The bible uses a telling phrase: it talks about the appearance of the glory of the Lord.

The Hebrew word which is translated here as glory is Shekhinah, which means something like the inhabitation or dwelling, and is the same word which is translated elsewhere in the Bible as tabernacle or shelter.

In other words, Moses was not seeing God, but he was seeing something luminous, mysterious and powerful which indicated the presence of God.

That glory, we are told, is like a devouring fire.

It is dangerous and powerful, to be treated with care and respect.

It is hidden in a cloud, so the mystery is shrouded in mystery, the unseen within the unknown.

It is this phenomena into which Moses is invited to enter, to encounter the Divine Otherness of God.

It is absolutely unlike anything we can experience in normal life, and so when we hear this story and imagine Moses entering the cloud, we should get a shiver down the spine!

We might also get a whisper that some of our words about God are too small.

Especially the ones which like to recruit God to support our point of view, our favourite kind of church or music, our ideas about what is right,

These words can be really blasphemous, because they say something about God that is not true, that makes God too small, too cosy, too simple.

The beautiful thing about music, like other art forms, is that it expresses something that words cannot, even, as Augustine said, when you sing you pray twice, music engages us beyond our conscious thoughts, our intellectual imaginings.

So music can help to point to the mystery of God, the awesome, unexplainable, powerful, beauty of God.

This is why choirs are so important to our worship in churches and cathedrals.

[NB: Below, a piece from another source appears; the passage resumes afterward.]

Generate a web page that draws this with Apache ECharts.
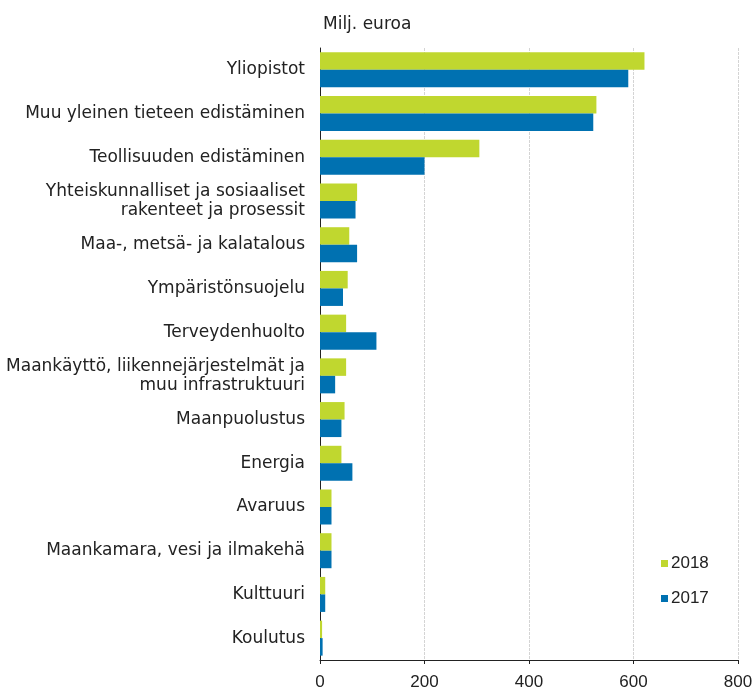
<!doctype html>
<html lang="fi">
<head>
	<meta charset="UTF-8">
	<title>T&amp;K-rahoitus tavoitteittain</title>
	<script src="https://cdn.jsdelivr.net/npm/echarts@6/dist/echarts.min.js"></script>
	<style>
		html, body { margin: 0; padding: 0; background: #fff; }
		#main { width: 756px; height: 691px; }
	</style>
</head>
<body>
	<div id="main"></div>
	<script type="text/javascript">
		var categories = [
			'Yliopistot',
			'Muu yleinen tieteen edistäminen',
			'Teollisuuden edistäminen',
			'Yhteiskunnalliset ja sosiaaliset\nrakenteet ja prosessit',
			'Maa-, metsä- ja kalatalous',
			'Ympäristönsuojelu',
			'Terveydenhuolto',
			'Maankäyttö, liikennejärjestelmät ja\nmuu infrastruktuuri',
			'Maanpuolustus',
			'Energia',
			'Avaruus',
			'Maankamara, vesi ja ilmakehä',
			'Kulttuuri',
			'Koulutus'
		];
		var values2018 = [621, 529, 305, 71, 56, 53, 50, 50, 47, 41, 22, 22, 10, 4];
		var values2017 = [590, 523, 200, 68, 71, 44, 108, 29, 41, 62, 22, 22, 10, 5];
		var xTicks = [0, 200, 400, 600, 800];

		var myChart = echarts.init(document.getElementById('main'));
		var wideFont = '"DejaVu Sans", Verdana, sans-serif';
		var digitFont = '"Liberation Sans", Arial, sans-serif';

		option = {
			animation: false,
			title: {
				text: 'Milj. euroa',
				left: 318,
				top: 11,
				textStyle: { fontSize: 17, fontWeight: 'normal', color: '#222', fontFamily: wideFont }
			},
			legend: {
				orient: 'vertical',
				left: 656,
				top: 550,
				itemWidth: 7,
				itemHeight: 7,
				itemGap: 18,
				icon: 'rect',
				textStyle: { fontSize: 17, color: '#222', fontFamily: digitFont, padding: [0, 0, 0, -2] },
				data: ['2018', '2017']
			},
			grid: {
				left: 320,
				right: 18,
				top: 48,
				bottom: 28,
				containLabel: false
			},
			xAxis: {
				type: 'value',
				min: xTicks[0],
				max: xTicks[xTicks.length - 1],
				interval: 200,
				axisLine: { show: true, lineStyle: { color: '#222', width: 1 } },
				axisTick: { show: true, length: 4, lineStyle: { color: '#222' } },
				axisLabel: { fontSize: 17, color: '#222', margin: 14, fontFamily: digitFont },
				splitLine: { show: true, lineStyle: { color: '#d4d4d4', type: [3, 1] } }
			},
			yAxis: {
				type: 'category',
				inverse: true,
				data: categories,
				axisLine: { show: true, lineStyle: { color: '#222', width: 1 } },
				axisTick: { show: false },
				axisLabel: { fontSize: 17, color: '#222', margin: 15, lineHeight: 19, padding: [3, 0, 0, 0], fontFamily: wideFont, align: 'right' }
			},
			series: [
				{
					name: '2018',
					type: 'bar',
					data: values2018,
					barWidth: 17.5,
					barGap: '0%',
					itemStyle: { color: '#c0d72f' }
				},
				{
					name: '2017',
					type: 'bar',
					data: values2017,
					barWidth: 17.5,
					barGap: '0%',
					itemStyle: { color: '#0071b1' }
				}
			]
		};
		myChart.setOption(option);
	</script>
</body>
</html>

That is why it is so good to recognise and honour that, and the way that your music making is supported by the RSCM today.

As a member of a choir, you are given the incredible privilege of singing music which is rich, and complex, and beautiful.

 You can create a space in which the glory of God can sometimes, just sometimes, make itself at home so that others can experience the glory of God in worship.  As a member of a choir you might also find that in the music you make you can lose yourself, so that the glory of God can make itself at home in you.

And if that sounds a bit far fetched, just remember that the glory of God did make a home among us, as the gospel of John tells us that God tabernacled himself with us, made himself at home on earth, in the person of Jesus.

Each of us, in our baptism, makes a home for Jesus in our hearts, so that the glory of God is embedded and embodied in each one of us, awesome, mysterious, beautiful.

May we treasure that gift in our hearts and respect it in one another, in our worship and in our lives.

Amen

Seeing we have a great high priest who has passed into the heavens, Jesus Christ, the Son of God, asking that his blessing may be upon all that we do and all that we are, let us pray to the Lord for the Royal School of Church Music; for those whom it unites in fellowship to inspire and instruct, to craft and create, to support and sustain; for all those who serve it today:

that it may flourish to the greater glory of God,

let us pray to the Lord.

For the music we make together in Christ’s name;

for those who compose and conduct it, who play and perform it:

that the glory of God may be heard in it,

and that the hearts of all people may rejoice in it,

let us pray to the Lord.

For the world in which we are called to sing the song of salvation;

for those whose lives are lived beneath the noise of war and the cry of want:

that the discords of our lives may be healed by the harmonies of God’s grace,

let us pray to the Lord.

For ourselves,

As we lose ourselves in song,

That we may lose and find ourselves in you;
As we become centred in song,

That we may become centred in you;
As many voices become one in song,

That we may be united in you

As you are united as Father, Son and Holy Spirit.